*Data lines*
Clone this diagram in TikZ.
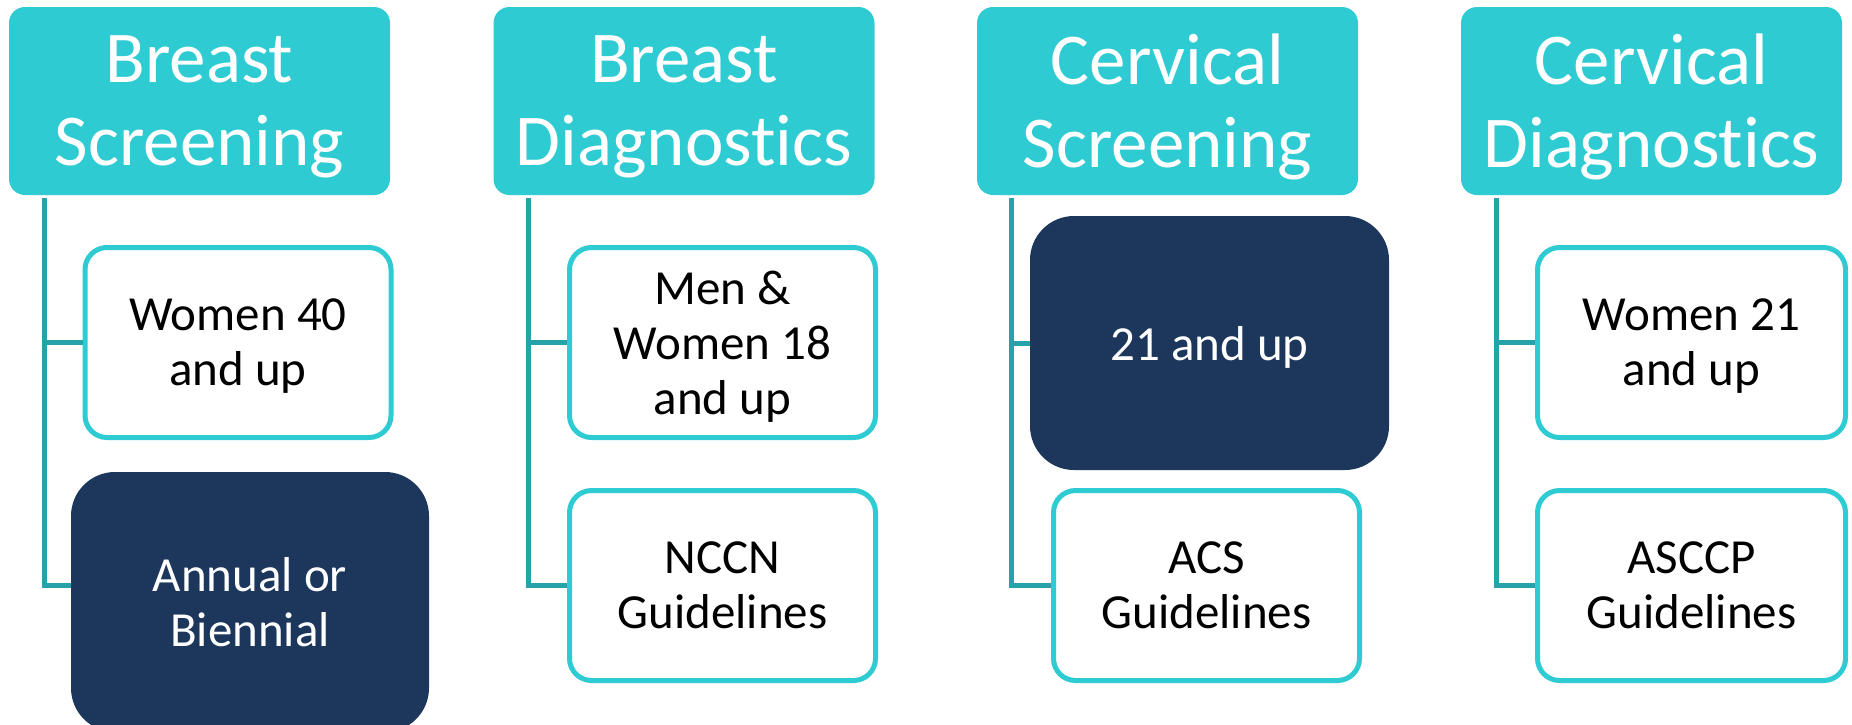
\documentclass[tikz,border=0pt]{standalone}
\usepackage{fontspec}
\setmainfont{Carlito}[Ligatures={NoCommon}]
\usepackage{tikz}
\usetikzlibrary{calc}
\definecolor{tealhead}{RGB}{46,203,211}
\definecolor{navybox}{RGB}{28,54,92}
\definecolor{teallink}{RGB}{38,163,170}

\begin{document}
\begin{tikzpicture}[x=1pt,y=1pt,
		head/.style={fill=tealhead, rounded corners=16pt, minimum width=381pt, minimum height=188pt,
			inner sep=0pt, text depth=0pt, text=white, align=center, font=\fontsize{73}{83}\selectfont},
		item/.style={draw=tealhead, line width=5pt, fill=white, rounded corners=22pt,
			minimum width=306pt, minimum height=190pt, inner sep=0pt, text depth=0pt, align=center,
			font=\fontsize{49}{55}\selectfont},
		darkitem/.style={fill=navybox, rounded corners=44pt, inner sep=0pt, text depth=0pt, text=white,
			align=center, font=\fontsize{49}{55}\selectfont},
		link/.style={draw=teallink, line width=5pt}]
	\useasboundingbox (0,0) rectangle (1852,-724);

	% column headers
	\node[head] (bs) at (199.5,-101) {Breast\\Screening};
	\node[head] (bd) at (684,-101) {Breast\\Diagnostics};
	\node[head] (cs) at (1167.5,-101) {Cervical\\Screening};
	\node[head] (cd) at (1651.5,-101) {Cervical\\Diagnostics};

	% breast screening
	\node[item] (bsWho) at (238,-342.5) {Women 40\\and up};
	\node[darkitem, minimum width=358pt, minimum height=260pt] (bsFreq) at (250,-602) {Annual or\\Biennial};
	\draw[link] ([xshift=36pt,yshift=-3pt]bs.south west) |- (bsWho.west);
	\draw[link] ([xshift=36pt,yshift=-3pt]bs.south west) |- ([yshift=17pt]bsFreq.west);

	% breast diagnostics
	\node[item] (bdWho) at (722.5,-342.5) {Men \&\\Women 18\\and up};
	\node[item] (bdGuide) at (722.5,-585.5) {NCCN\\Guidelines};
	\draw[link] ([xshift=35pt,yshift=-3pt]bd.south west) |- (bdWho.west);
	\draw[link] ([xshift=35pt,yshift=-3pt]bd.south west) |- (bdGuide.west);

	% cervical screening
	\node[darkitem, minimum width=359pt, minimum height=254pt] (csWho) at (1209.5,-343) {21 and up};
	\node[item] (csGuide) at (1206.5,-585.5) {ACS\\Guidelines};
	\draw[link] ([xshift=35pt,yshift=-3pt]cs.south west) |- (csWho.west);
	\draw[link] ([xshift=35pt,yshift=-3pt]cs.south west) |- (csGuide.west);

	% cervical diagnostics
	\node[item, minimum width=308pt] (cdWho) at (1691.5,-342.5) {Women 21\\and up};
	\node[item, minimum width=308pt] (cdGuide) at (1691.5,-585.5) {ASCCP\\Guidelines};
	\draw[link] ([xshift=36pt,yshift=-3pt]cd.south west) |- (cdWho.west);
	\draw[link] ([xshift=36pt,yshift=-3pt]cd.south west) |- (cdGuide.west);
\end{tikzpicture}
\end{document}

*What you are asked to do*
Restate the data word for word from its first line through the line with "west) |- (bdGuide.west);", leaving out any picture along the way.

*Solution to the problem*
Clone this diagram in TikZ.
\documentclass[tikz,border=0pt]{standalone}
\usepackage{fontspec}
\setmainfont{Carlito}[Ligatures={NoCommon}]
\usepackage{tikz}
\usetikzlibrary{calc}
\definecolor{tealhead}{RGB}{46,203,211}
\definecolor{navybox}{RGB}{28,54,92}
\definecolor{teallink}{RGB}{38,163,170}

\begin{document}
\begin{tikzpicture}[x=1pt,y=1pt,
		head/.style={fill=tealhead, rounded corners=16pt, minimum width=381pt, minimum height=188pt,
			inner sep=0pt, text depth=0pt, text=white, align=center, font=\fontsize{73}{83}\selectfont},
		item/.style={draw=tealhead, line width=5pt, fill=white, rounded corners=22pt,
			minimum width=306pt, minimum height=190pt, inner sep=0pt, text depth=0pt, align=center,
			font=\fontsize{49}{55}\selectfont},
		darkitem/.style={fill=navybox, rounded corners=44pt, inner sep=0pt, text depth=0pt, text=white,
			align=center, font=\fontsize{49}{55}\selectfont},
		link/.style={draw=teallink, line width=5pt}]
	\useasboundingbox (0,0) rectangle (1852,-724);

	% column headers
	\node[head] (bs) at (199.5,-101) {Breast\\Screening};
	\node[head] (bd) at (684,-101) {Breast\\Diagnostics};
	\node[head] (cs) at (1167.5,-101) {Cervical\\Screening};
	\node[head] (cd) at (1651.5,-101) {Cervical\\Diagnostics};

	% breast screening
	\node[item] (bsWho) at (238,-342.5) {Women 40\\and up};
	\node[darkitem, minimum width=358pt, minimum height=260pt] (bsFreq) at (250,-602) {Annual or\\Biennial};
	\draw[link] ([xshift=36pt,yshift=-3pt]bs.south west) |- (bsWho.west);
	\draw[link] ([xshift=36pt,yshift=-3pt]bs.south west) |- ([yshift=17pt]bsFreq.west);

	% breast diagnostics
	\node[item] (bdWho) at (722.5,-342.5) {Men \&\\Women 18\\and up};
	\node[item] (bdGuide) at (722.5,-585.5) {NCCN\\Guidelines};
	\draw[link] ([xshift=35pt,yshift=-3pt]bd.south west) |- (bdWho.west);
	\draw[link] ([xshift=35pt,yshift=-3pt]bd.south west) |- (bdGuide.west);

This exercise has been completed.